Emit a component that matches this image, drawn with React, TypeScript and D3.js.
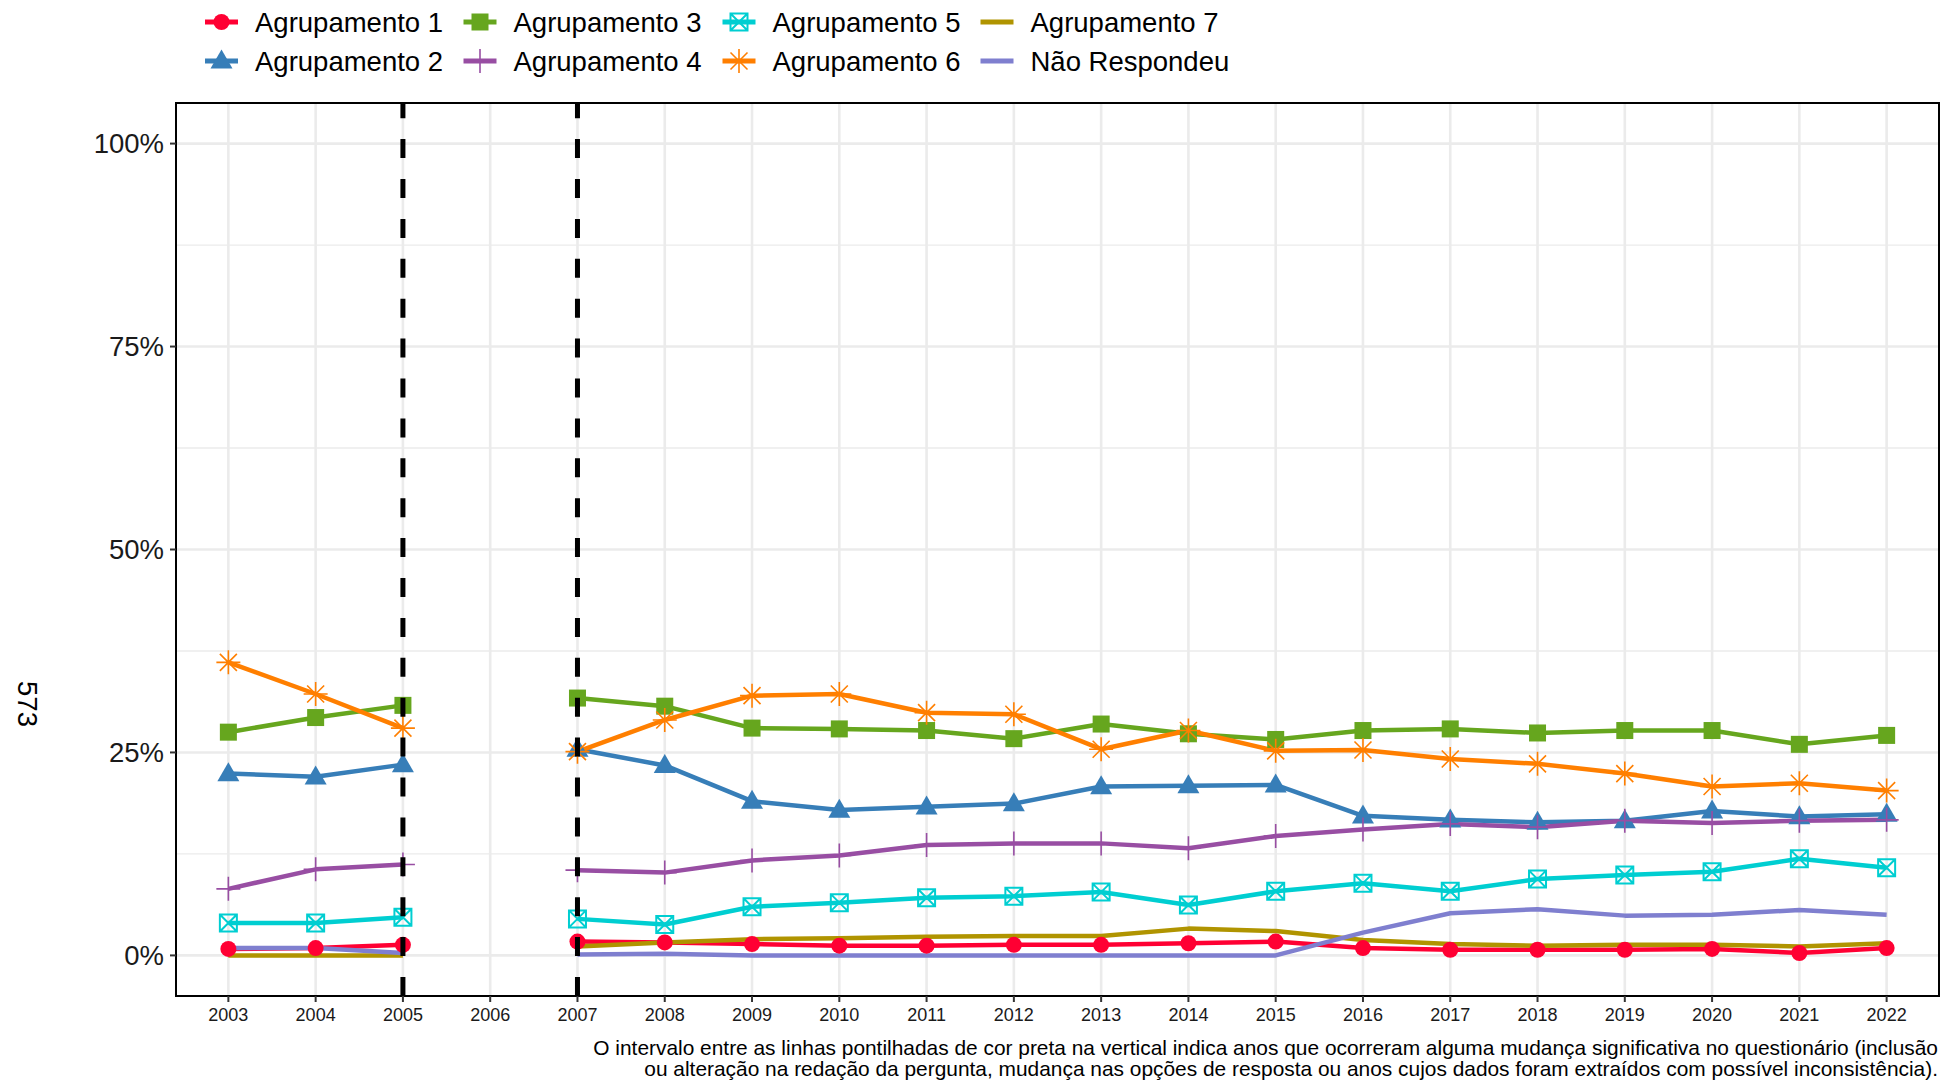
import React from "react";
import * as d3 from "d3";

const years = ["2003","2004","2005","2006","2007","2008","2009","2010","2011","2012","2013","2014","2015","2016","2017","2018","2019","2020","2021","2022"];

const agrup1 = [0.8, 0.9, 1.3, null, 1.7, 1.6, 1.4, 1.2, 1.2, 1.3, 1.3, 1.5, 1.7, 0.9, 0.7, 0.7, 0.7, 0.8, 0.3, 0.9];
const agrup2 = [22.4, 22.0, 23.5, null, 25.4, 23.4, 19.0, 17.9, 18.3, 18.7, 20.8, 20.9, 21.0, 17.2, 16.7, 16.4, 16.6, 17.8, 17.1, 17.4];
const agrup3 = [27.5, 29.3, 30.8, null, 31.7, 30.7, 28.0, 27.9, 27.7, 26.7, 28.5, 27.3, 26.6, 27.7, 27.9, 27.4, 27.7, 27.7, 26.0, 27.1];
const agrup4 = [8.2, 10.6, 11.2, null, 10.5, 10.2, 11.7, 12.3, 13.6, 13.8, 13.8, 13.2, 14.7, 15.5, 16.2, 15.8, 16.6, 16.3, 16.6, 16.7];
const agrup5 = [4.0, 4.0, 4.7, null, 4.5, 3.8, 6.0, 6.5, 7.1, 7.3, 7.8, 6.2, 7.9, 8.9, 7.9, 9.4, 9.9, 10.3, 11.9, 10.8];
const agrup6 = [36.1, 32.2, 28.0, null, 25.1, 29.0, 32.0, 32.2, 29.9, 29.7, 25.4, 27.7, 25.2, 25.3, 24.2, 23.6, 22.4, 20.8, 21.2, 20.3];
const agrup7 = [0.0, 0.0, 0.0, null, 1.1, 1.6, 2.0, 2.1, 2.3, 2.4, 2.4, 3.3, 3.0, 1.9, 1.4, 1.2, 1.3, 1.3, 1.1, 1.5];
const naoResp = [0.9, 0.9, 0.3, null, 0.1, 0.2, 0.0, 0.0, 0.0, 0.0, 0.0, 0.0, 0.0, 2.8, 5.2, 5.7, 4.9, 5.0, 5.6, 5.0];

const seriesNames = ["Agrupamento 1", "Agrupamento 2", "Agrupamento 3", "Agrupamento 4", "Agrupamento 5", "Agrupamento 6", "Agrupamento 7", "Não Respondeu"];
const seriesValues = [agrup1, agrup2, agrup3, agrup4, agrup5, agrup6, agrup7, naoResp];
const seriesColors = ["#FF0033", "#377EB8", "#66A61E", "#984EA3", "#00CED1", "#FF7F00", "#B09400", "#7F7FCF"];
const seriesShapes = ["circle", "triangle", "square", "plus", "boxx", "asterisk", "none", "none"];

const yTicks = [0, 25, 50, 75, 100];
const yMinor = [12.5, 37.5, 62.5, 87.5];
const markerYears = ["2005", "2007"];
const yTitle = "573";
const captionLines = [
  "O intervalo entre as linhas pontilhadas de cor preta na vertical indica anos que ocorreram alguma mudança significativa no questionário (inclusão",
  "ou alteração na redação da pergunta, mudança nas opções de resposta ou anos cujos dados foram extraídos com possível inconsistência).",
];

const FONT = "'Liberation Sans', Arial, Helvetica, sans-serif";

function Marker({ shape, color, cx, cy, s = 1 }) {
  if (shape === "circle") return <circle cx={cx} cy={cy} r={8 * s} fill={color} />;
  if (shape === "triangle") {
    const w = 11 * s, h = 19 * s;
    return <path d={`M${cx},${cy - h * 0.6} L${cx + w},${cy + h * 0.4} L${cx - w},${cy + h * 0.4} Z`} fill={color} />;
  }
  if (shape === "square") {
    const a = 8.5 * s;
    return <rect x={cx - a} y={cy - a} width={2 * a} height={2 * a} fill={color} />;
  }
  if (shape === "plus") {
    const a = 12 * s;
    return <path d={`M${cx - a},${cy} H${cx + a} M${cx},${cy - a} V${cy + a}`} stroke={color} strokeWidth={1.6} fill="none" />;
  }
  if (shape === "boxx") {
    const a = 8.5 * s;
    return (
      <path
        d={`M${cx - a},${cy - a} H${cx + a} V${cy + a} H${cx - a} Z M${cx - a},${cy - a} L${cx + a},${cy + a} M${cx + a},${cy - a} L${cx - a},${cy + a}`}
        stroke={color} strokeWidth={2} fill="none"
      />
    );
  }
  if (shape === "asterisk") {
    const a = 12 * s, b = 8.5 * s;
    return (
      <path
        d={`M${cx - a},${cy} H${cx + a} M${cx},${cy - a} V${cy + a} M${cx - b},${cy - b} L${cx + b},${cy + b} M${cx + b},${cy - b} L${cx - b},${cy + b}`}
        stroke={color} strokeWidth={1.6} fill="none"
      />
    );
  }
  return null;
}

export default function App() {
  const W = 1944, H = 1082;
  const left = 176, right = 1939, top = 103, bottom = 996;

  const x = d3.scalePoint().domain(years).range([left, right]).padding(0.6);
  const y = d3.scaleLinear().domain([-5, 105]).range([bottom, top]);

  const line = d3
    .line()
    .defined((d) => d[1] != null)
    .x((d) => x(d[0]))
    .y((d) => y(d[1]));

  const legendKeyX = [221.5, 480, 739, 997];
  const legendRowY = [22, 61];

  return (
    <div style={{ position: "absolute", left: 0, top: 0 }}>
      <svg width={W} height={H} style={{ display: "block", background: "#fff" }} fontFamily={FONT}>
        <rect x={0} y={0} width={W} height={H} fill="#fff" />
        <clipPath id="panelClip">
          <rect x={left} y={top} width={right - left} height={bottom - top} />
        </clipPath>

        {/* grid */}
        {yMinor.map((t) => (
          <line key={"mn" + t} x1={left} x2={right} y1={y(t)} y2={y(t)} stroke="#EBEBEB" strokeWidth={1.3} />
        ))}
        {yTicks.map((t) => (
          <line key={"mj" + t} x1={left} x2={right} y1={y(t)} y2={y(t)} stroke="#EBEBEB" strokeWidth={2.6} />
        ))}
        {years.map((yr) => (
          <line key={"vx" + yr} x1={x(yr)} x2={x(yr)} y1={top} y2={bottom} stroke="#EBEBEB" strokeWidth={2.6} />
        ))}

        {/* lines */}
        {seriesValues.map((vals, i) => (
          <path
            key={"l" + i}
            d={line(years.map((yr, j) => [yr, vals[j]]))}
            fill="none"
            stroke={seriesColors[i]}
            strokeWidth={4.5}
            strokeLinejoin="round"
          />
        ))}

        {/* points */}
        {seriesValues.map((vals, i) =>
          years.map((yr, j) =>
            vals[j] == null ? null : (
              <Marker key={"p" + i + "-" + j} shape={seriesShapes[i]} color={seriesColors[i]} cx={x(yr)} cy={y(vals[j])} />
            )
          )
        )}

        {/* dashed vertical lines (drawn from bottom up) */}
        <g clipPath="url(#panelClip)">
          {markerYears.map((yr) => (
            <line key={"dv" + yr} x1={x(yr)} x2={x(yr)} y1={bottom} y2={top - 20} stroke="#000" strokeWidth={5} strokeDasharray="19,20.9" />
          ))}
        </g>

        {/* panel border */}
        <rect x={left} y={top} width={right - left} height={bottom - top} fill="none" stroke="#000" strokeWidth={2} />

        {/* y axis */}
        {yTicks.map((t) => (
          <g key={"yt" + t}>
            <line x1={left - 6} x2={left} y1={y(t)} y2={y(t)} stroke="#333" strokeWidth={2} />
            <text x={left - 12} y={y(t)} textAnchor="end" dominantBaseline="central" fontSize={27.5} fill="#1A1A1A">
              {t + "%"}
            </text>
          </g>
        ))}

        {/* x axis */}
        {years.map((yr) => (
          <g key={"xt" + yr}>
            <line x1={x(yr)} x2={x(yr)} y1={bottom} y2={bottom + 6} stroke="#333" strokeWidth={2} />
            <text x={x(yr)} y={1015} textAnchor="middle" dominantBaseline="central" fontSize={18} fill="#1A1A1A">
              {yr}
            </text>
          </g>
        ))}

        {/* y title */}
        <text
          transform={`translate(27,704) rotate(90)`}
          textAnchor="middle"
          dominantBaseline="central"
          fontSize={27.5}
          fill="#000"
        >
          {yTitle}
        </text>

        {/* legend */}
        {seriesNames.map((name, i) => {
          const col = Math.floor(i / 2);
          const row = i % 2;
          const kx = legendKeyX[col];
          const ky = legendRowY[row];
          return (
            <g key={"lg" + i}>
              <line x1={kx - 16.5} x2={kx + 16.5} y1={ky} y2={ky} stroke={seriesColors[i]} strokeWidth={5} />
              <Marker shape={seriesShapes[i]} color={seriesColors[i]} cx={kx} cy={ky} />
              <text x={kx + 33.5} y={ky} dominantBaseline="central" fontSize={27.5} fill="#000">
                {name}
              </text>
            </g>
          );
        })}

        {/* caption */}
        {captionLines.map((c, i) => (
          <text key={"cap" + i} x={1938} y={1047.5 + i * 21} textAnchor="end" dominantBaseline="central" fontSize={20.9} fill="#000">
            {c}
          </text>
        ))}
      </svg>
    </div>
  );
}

------------------------

▶ _WHAT TO PRODUCE_:
Where a line above contains the string "drawn", copy that line.

▶ _RESPONSE TO THIS EXERCISE_:
Emit a component that matches this image, drawn with React, TypeScript and D3.js.
        {/* dashed vertical lines (drawn from bottom up) */}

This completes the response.